MATERIAL FOR THIS TASK
= = = =
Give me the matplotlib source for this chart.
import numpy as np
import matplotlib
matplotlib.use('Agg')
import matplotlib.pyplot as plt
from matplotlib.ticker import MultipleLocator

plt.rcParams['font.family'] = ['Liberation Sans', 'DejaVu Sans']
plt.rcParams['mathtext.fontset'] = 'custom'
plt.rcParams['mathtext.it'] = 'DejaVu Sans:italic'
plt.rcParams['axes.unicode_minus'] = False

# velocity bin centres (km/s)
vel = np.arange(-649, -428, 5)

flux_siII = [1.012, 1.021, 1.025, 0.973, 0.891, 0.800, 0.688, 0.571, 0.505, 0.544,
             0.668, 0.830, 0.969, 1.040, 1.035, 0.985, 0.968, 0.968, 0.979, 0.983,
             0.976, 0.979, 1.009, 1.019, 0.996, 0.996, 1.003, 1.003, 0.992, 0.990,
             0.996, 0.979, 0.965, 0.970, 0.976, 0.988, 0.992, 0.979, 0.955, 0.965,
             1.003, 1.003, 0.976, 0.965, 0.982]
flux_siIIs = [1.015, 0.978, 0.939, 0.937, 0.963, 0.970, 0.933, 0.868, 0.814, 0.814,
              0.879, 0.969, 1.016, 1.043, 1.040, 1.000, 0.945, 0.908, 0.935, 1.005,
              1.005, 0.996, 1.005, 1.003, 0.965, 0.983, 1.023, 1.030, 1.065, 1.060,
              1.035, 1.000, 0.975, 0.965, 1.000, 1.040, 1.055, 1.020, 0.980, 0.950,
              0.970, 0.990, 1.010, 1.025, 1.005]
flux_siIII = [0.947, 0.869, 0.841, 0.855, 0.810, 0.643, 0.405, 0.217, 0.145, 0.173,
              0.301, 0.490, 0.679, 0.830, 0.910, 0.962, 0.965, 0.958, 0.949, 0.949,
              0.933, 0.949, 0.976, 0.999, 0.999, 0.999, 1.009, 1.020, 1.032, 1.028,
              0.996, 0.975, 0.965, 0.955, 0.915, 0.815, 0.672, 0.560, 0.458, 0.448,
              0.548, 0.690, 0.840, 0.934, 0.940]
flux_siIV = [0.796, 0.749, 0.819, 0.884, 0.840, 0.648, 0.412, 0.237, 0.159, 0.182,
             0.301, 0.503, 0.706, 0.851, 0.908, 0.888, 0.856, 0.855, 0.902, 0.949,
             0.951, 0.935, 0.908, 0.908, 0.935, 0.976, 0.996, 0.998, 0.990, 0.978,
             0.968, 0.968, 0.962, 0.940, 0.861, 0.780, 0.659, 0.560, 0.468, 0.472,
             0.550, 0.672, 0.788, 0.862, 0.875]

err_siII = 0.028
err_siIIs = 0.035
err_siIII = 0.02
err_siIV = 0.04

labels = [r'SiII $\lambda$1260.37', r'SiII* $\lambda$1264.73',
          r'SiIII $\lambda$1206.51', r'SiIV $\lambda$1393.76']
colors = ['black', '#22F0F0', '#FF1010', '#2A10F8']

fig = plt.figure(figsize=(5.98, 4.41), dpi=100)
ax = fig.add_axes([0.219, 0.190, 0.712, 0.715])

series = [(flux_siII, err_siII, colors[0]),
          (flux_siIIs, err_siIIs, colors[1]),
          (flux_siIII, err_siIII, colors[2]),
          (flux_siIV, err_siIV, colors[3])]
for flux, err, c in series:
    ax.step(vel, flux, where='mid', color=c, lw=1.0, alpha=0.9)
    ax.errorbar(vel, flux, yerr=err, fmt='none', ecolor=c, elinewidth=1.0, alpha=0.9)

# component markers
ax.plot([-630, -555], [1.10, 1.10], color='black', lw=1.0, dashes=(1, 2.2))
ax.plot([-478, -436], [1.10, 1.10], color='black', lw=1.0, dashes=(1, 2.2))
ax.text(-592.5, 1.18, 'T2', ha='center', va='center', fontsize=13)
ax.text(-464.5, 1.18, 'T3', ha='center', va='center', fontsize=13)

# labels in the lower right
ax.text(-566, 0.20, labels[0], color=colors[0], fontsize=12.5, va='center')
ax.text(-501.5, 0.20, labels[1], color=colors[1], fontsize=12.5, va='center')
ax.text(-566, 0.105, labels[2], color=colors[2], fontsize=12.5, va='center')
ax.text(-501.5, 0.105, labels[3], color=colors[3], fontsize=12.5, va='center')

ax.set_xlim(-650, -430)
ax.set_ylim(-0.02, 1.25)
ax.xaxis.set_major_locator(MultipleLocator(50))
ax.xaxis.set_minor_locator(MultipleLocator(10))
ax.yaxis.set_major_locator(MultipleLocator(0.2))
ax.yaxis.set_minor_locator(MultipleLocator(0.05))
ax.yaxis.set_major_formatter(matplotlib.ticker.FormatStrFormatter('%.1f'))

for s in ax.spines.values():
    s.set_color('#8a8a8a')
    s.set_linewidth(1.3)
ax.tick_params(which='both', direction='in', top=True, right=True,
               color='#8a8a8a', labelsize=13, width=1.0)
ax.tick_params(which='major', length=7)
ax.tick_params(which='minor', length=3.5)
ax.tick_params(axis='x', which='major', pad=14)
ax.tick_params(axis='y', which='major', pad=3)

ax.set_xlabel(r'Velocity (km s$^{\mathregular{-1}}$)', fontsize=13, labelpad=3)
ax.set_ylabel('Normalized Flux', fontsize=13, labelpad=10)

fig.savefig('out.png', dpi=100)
= = = =
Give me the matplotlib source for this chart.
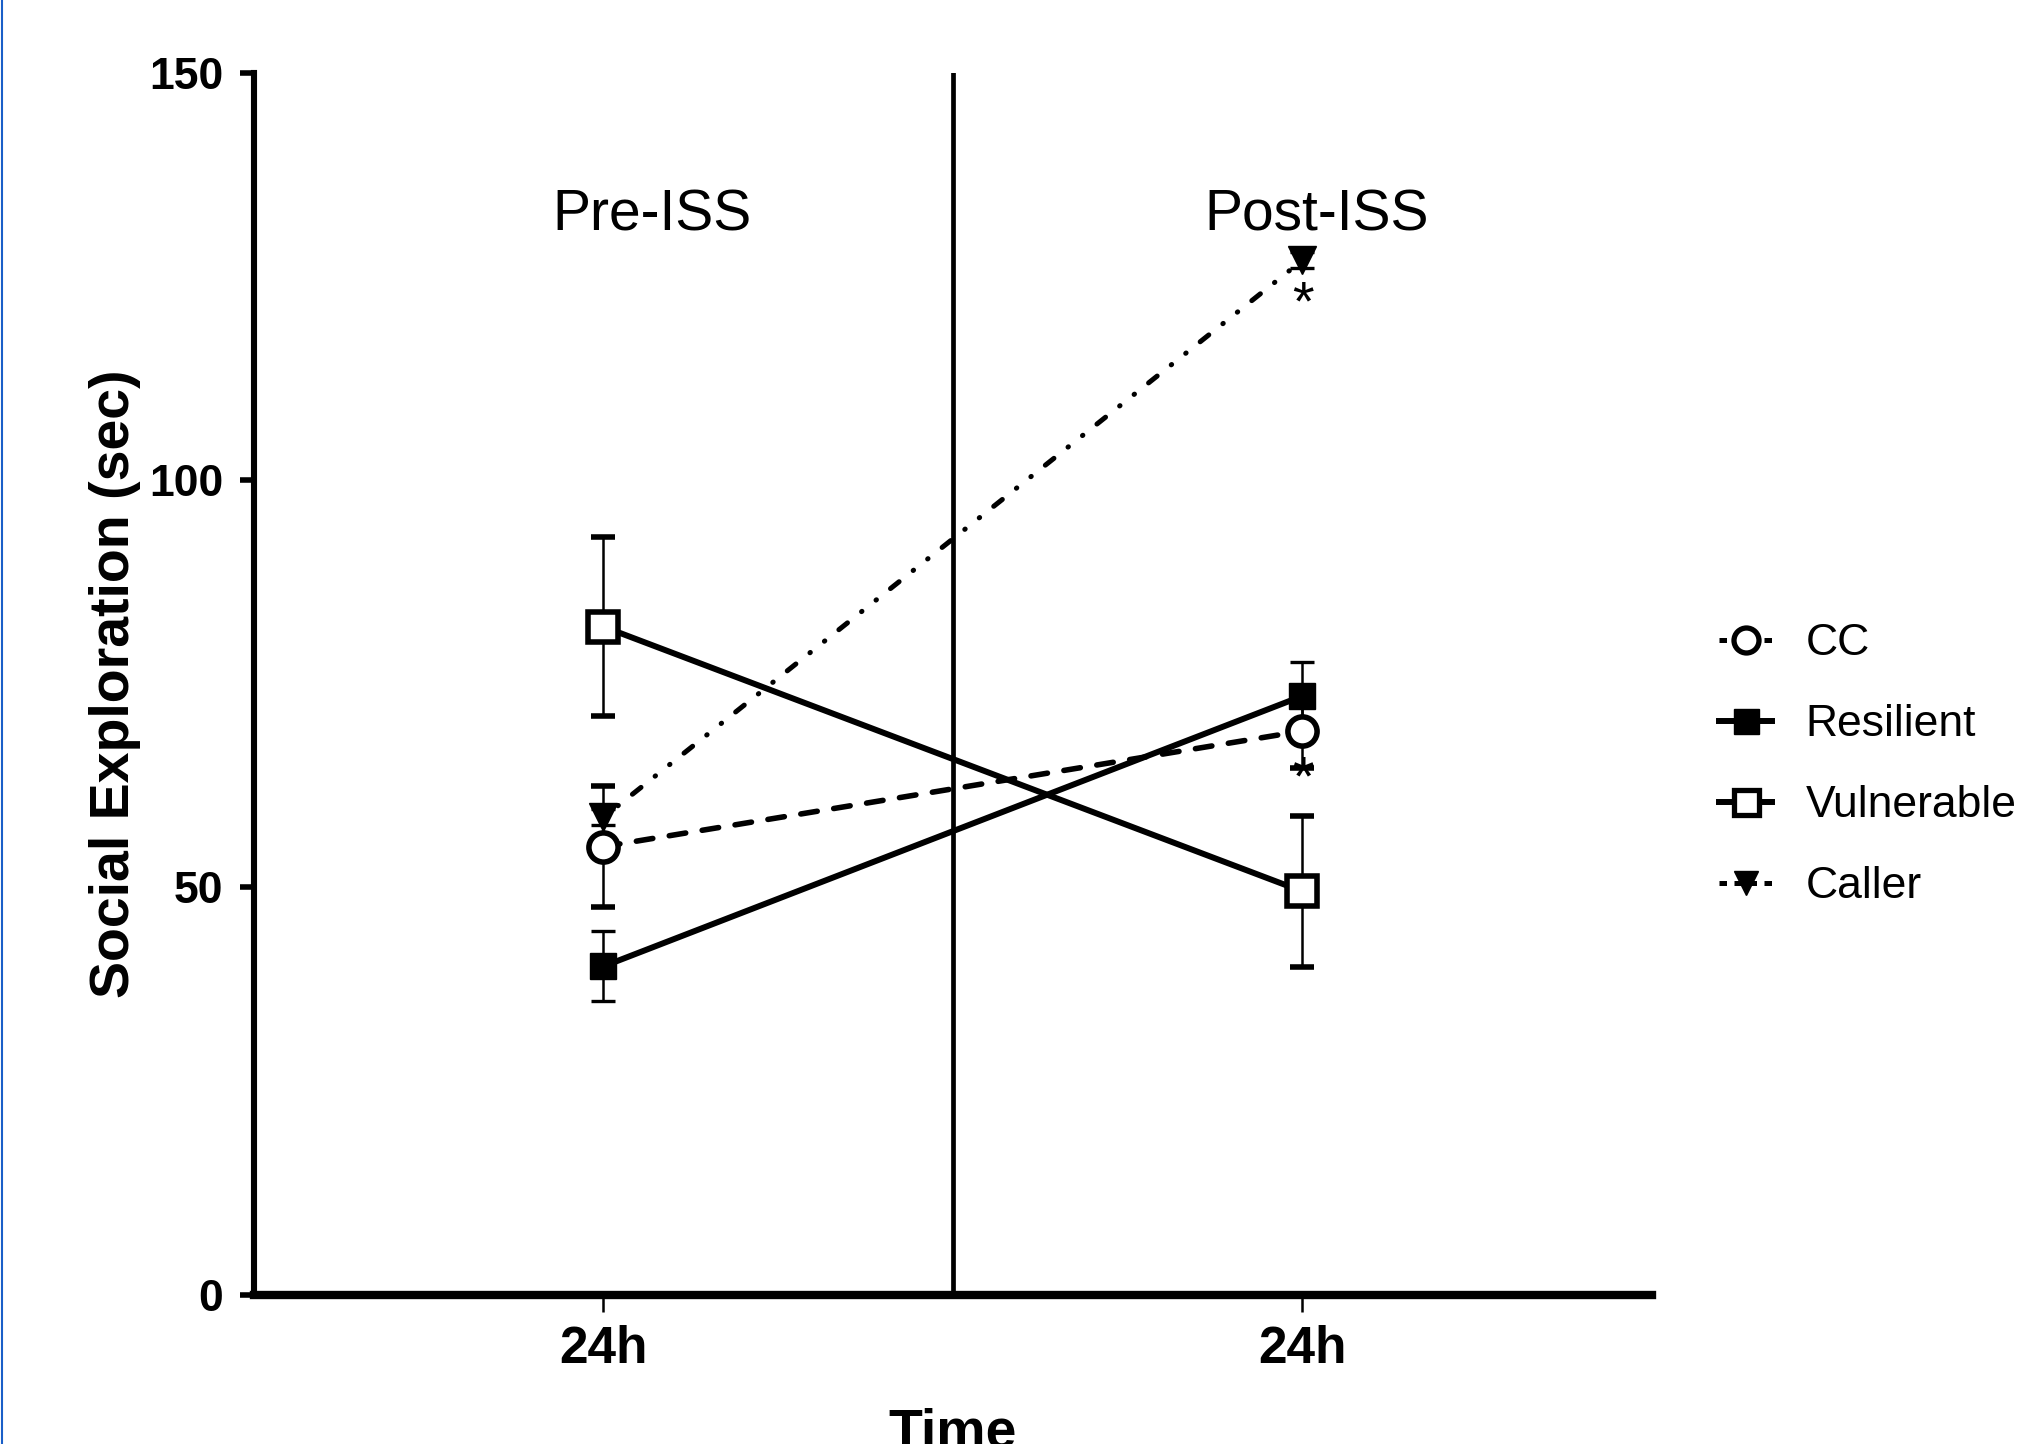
= = = =
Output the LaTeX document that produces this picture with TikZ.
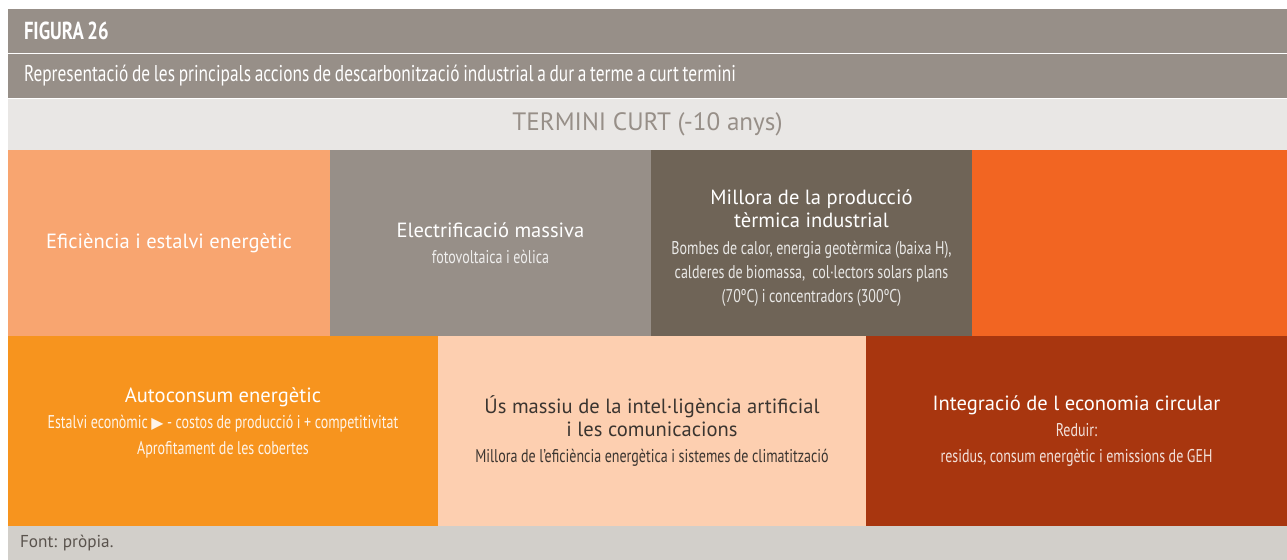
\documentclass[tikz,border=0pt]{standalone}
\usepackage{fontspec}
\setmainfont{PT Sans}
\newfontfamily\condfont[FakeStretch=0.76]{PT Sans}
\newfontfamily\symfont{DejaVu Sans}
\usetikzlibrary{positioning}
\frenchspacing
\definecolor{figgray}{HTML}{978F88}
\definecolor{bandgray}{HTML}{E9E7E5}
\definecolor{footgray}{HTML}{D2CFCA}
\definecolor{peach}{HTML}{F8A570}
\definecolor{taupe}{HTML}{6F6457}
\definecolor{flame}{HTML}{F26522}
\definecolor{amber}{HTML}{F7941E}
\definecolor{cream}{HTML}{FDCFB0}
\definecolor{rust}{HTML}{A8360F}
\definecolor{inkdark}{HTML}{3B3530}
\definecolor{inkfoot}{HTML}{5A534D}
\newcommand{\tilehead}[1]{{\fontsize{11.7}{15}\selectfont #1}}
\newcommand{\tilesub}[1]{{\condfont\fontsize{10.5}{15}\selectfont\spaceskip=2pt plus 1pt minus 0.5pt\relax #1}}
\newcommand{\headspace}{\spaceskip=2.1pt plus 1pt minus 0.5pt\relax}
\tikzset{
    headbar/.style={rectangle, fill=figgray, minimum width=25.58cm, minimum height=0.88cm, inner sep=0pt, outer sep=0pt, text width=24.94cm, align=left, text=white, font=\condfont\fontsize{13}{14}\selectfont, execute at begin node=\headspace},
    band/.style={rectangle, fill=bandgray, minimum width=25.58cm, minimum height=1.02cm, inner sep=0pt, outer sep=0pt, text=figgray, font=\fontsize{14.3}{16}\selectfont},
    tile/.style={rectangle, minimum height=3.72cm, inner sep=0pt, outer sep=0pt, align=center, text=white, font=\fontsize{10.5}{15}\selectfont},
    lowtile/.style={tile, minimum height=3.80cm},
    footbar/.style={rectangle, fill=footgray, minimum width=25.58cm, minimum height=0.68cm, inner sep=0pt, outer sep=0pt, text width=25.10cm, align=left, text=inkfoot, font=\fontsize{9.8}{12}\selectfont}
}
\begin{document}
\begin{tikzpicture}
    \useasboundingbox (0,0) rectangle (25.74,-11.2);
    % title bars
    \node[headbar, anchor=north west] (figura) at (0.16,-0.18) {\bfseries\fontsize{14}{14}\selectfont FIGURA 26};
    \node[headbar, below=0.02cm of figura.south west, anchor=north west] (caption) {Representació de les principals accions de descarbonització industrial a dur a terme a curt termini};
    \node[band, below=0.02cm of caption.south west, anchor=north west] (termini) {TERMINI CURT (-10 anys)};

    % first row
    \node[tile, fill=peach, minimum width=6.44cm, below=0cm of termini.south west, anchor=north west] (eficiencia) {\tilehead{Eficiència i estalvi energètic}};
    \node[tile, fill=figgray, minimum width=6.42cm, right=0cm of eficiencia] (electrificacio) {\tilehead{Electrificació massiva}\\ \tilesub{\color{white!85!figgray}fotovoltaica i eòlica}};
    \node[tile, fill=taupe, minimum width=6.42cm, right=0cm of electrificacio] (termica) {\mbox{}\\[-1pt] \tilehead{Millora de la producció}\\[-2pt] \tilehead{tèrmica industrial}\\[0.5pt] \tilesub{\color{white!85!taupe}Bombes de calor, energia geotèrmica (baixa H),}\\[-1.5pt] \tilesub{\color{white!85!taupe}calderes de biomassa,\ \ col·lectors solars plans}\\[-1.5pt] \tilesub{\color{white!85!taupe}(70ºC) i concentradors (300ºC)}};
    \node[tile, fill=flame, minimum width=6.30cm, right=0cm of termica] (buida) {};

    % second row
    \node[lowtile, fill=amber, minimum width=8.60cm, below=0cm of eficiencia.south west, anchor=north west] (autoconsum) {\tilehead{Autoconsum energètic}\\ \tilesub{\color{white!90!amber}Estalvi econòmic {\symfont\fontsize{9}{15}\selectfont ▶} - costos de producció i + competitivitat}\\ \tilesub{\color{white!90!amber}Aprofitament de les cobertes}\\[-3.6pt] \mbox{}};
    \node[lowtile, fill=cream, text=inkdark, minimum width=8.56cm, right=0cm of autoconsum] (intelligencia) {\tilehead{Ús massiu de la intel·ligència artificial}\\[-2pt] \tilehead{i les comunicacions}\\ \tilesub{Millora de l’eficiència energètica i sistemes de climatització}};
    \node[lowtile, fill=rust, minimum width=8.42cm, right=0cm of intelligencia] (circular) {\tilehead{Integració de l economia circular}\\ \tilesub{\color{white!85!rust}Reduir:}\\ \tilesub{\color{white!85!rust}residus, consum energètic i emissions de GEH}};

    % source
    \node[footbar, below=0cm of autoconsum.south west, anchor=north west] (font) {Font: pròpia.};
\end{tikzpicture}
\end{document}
= = = =
WORK INSTRUCTIONS
In the entries above, find lines with "matplotlib" and copy each.

SOLUTION TO THIS TASK
Give me the matplotlib source for this chart.
import matplotlib
matplotlib.use('Agg')
import matplotlib.pyplot as plt
from matplotlib.ticker import MultipleLocator
ax.yaxis.set_major_formatter(matplotlib.ticker.FormatStrFormatter('%.1f'))
Give me the matplotlib source for this chart.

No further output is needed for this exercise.